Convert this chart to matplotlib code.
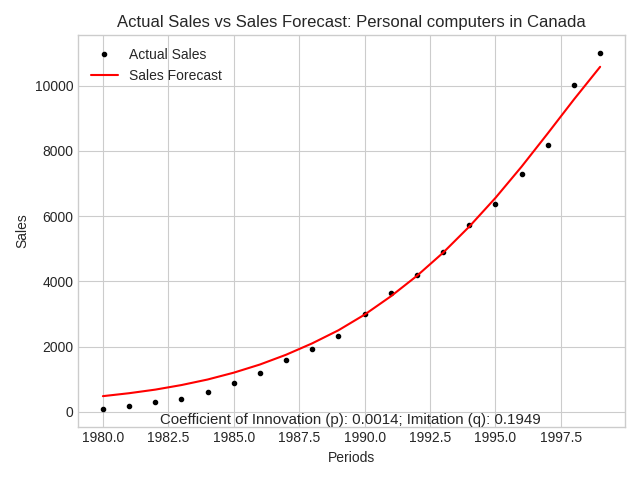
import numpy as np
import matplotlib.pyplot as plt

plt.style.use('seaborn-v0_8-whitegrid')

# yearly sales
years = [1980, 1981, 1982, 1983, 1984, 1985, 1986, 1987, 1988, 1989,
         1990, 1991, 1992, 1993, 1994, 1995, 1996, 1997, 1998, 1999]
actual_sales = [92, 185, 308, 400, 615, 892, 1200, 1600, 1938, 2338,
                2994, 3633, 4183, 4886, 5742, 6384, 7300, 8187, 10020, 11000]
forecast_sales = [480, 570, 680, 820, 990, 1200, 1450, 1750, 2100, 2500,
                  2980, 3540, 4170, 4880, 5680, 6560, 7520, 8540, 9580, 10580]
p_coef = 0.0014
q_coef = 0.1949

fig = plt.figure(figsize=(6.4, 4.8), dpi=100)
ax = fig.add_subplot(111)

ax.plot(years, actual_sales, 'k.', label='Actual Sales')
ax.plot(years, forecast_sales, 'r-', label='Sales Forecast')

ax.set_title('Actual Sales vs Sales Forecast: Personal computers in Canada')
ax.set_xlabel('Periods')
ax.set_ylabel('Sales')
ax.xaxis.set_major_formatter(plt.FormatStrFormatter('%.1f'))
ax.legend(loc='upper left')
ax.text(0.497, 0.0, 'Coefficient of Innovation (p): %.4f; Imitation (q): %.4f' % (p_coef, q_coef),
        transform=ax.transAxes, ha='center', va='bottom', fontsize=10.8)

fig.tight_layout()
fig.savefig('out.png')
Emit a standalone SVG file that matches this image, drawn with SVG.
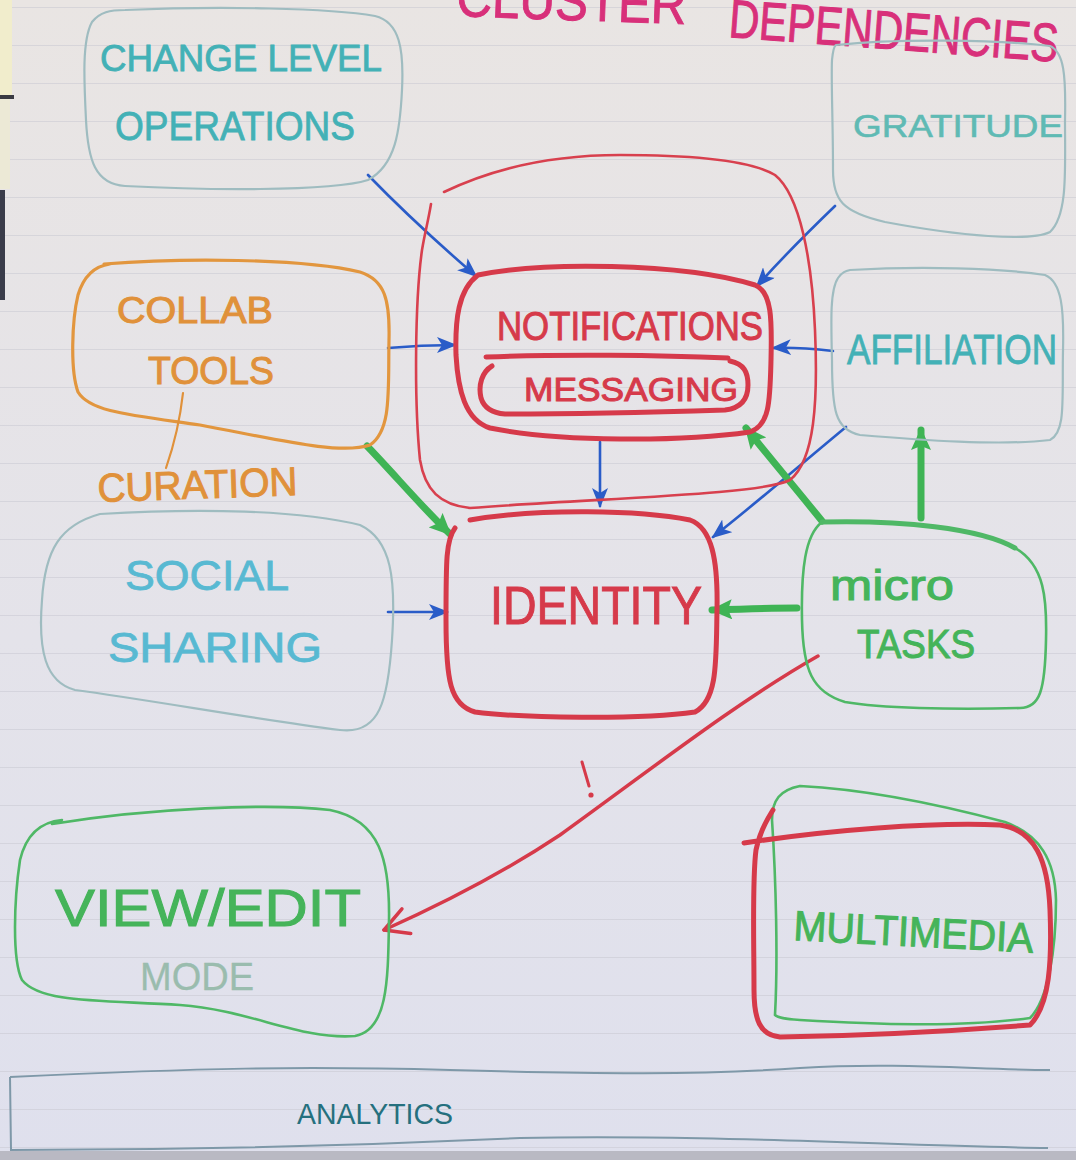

= WHAT THE TASK ASKS =
Each line of the material must be retyped exactly, except that images are omitted.

= SOLUTION =
Convert this chart to matplotlib code.
import numpy as np
import matplotlib.pyplot as plt

plt.style.use('seaborn-v0_8-whitegrid')

# yearly sales
years = [1980, 1981, 1982, 1983, 1984, 1985, 1986, 1987, 1988, 1989,
         1990, 1991, 1992, 1993, 1994, 1995, 1996, 1997, 1998, 1999]
actual_sales = [92, 185, 308, 400, 615, 892, 1200, 1600, 1938, 2338,
                2994, 3633, 4183, 4886, 5742, 6384, 7300, 8187, 10020, 11000]
forecast_sales = [480, 570, 680, 820, 990, 1200, 1450, 1750, 2100, 2500,
                  2980, 3540, 4170, 4880, 5680, 6560, 7520, 8540, 9580, 10580]
p_coef = 0.0014
q_coef = 0.1949

fig = plt.figure(figsize=(6.4, 4.8), dpi=100)
ax = fig.add_subplot(111)

ax.plot(years, actual_sales, 'k.', label='Actual Sales')
ax.plot(years, forecast_sales, 'r-', label='Sales Forecast')

ax.set_title('Actual Sales vs Sales Forecast: Personal computers in Canada')
ax.set_xlabel('Periods')
ax.set_ylabel('Sales')
ax.xaxis.set_major_formatter(plt.FormatStrFormatter('%.1f'))
ax.legend(loc='upper left')
ax.text(0.497, 0.0, 'Coefficient of Innovation (p): %.4f; Imitation (q): %.4f' % (p_coef, q_coef),
        transform=ax.transAxes, ha='center', va='bottom', fontsize=10.8)

fig.tight_layout()
fig.savefig('out.png')
Emit a standalone SVG file that matches this image, drawn with SVG.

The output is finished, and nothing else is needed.